I just need some info on how to set it up and stuff. And where do i go to get good domain names?


----------



## Big Mike (Jan 30, 2009)

There are thousands of companies that can register you a domain name, that shouldn't be hard to find.

As for a blog site, you need to decide if you want to host a blog on your own web site or just use a blogging site.  Heck, you wouldn't even need a domain name if you are using a good blog site.  Look at 'The Strobist' for example...that site is just a regular blog from blogger.com and it's extremely popular.


----------



## KiwiShot (Jan 30, 2009)

Well I suggest you check out NC-Designs Hosting Solutions ~ Hosting for really cheap hosting and domain names for as little as 7.50 pounds a year. Hosting will cost 1.50 pounds a month, so it's very cheap. And the speed and uptime is very good, I own KiwiShot - James's Web Album which is hosted by them.

As for blogging software, try bblog, wordpress or typepad (google the names for the sites).
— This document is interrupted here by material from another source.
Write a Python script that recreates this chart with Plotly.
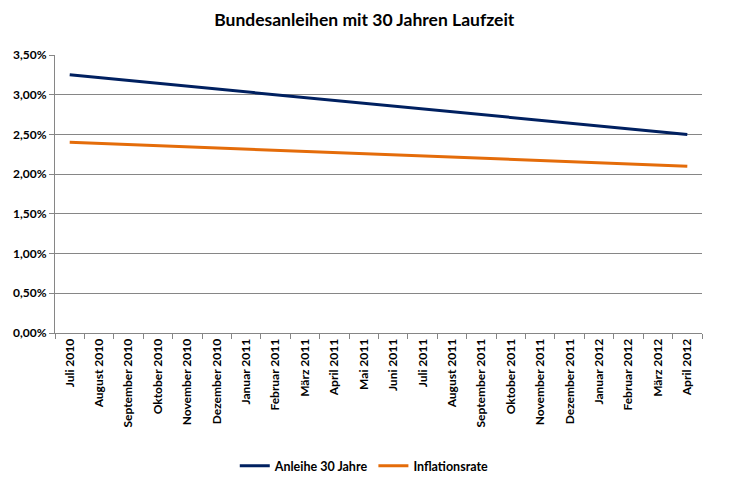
import plotly.graph_objects as go

months = ["Juli 2010", "August 2010", "September 2010", "Oktober 2010", "November 2010",
          "Dezember 2010", "Januar 2011", "Februar 2011", "März 2011", "April 2011",
          "Mai 2011", "Juni 2011", "Juli 2011", "August 2011", "September 2011",
          "Oktober 2011", "November 2011", "Dezember 2011", "Januar 2012", "Februar 2012",
          "März 2012", "April 2012"]

anleihe = [3.250, 3.214, 3.179, 3.143, 3.107, 3.071, 3.036, 3.000, 2.964, 2.929, 2.893,
           2.857, 2.821, 2.786, 2.750, 2.714, 2.679, 2.643, 2.607, 2.571, 2.536, 2.500]
inflation = [2.400, 2.386, 2.371, 2.357, 2.343, 2.329, 2.314, 2.300, 2.286, 2.271, 2.257,
             2.243, 2.229, 2.214, 2.200, 2.186, 2.171, 2.157, 2.143, 2.129, 2.114, 2.100]

y_ticks = [0, 0.5, 1.0, 1.5, 2.0, 2.5, 3.0, 3.5]

FONT = "Lato"

fig = go.Figure()
fig.add_trace(go.Scatter(x=months, y=[v / 100 for v in anleihe], mode="lines",
                         name="Anleihe 30 Jahre", line=dict(color="#002060", width=3)))
fig.add_trace(go.Scatter(x=months, y=[v / 100 for v in inflation], mode="lines",
                         name="Inflationsrate", line=dict(color="#E46C0A", width=3)))

# page has an 8px body margin, so the figure is sized/offset to compensate
fig.update_layout(
    width=732, height=492,
    margin=dict(l=47, r=38, t=47, b=167, autoexpand=False),
    paper_bgcolor="white", plot_bgcolor="white",
    separators=",.",
    title=dict(text="<b>Bundesanleihen mit 30 Jahren Laufzeit</b>", x=0.478, xanchor="center",
               xref="paper", y=0.976, yanchor="middle",
               font=dict(family=FONT, size=17.5, color="#000000")),
    font=dict(family=FONT, color="#000000"),
    showlegend=True,
    legend=dict(orientation="h", x=0.478, xanchor="center", yref="container",
                y=0.069, yanchor="middle",
                font=dict(family=FONT, size=12.5, color="#000000", weight="bold"),
                itemwidth=30, tracegroupgap=0),
    xaxis=dict(type="category", tickangle=-90, showgrid=False, automargin=False,
               showline=True, linecolor="#868686", linewidth=1,
               ticks="outside", tickson="boundaries", ticklen=5, tickcolor="#868686",
               tickfont=dict(family=FONT, size=12, color="#000000", weight="bold"),
               range=[-0.5, len(months) - 0.5]),
    yaxis=dict(range=[0, 0.035], tickvals=[t / 100 for t in y_ticks], tickformat=".2%",
               showgrid=True, gridcolor="#868686", gridwidth=1, automargin=False,
               showline=True, linecolor="#868686", linewidth=1,
               ticks="outside", ticklen=5, tickcolor="#868686", zeroline=False,
               tickfont=dict(family=FONT, size=12, color="#000000", weight="bold")),
)

fig.write_html("out.html")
Very easy to install and use.


----------



## Chris of Arabia (Jan 30, 2009)

KiwiShot said:


> As for blogging software, try bblog, wordpress or typepad (google the names for the sites). Very easy to install and use.



Also check out b2evolution, which is what I'm using across at izdihar.com. There are some skins there which are perhaps better geared towards a photoblog than the one I'm using, but they can all be adapted if you have a little knowledge.


----------



## chadsdphoto (Jan 31, 2009)

I user blogger.com and have been very happy. I know others have similar experience with wordpress.com.
Those are free if you don't mind your web address being something like www.myblog.blogspot.com. If you really want a custom domain name, GoDaddy.com is about as cheap as you can go and you can purchase that right through Blogger.com.

Examples at www.dakotagraph.com and www.chadsconcertpix.blogspot.com.


----------



## jglovac (Jan 31, 2009)

Or another option if you have a mac, would be to use iWeb. It's great for not only making a blog, but publishing the rest of your website as well. 
Of course if you don't have a mac then that would be a problem though...


----------



## jseoung (Feb 1, 2009)

check out lunarpages.com...thats where im at...unlimted bandwidth and unlimted storage


----------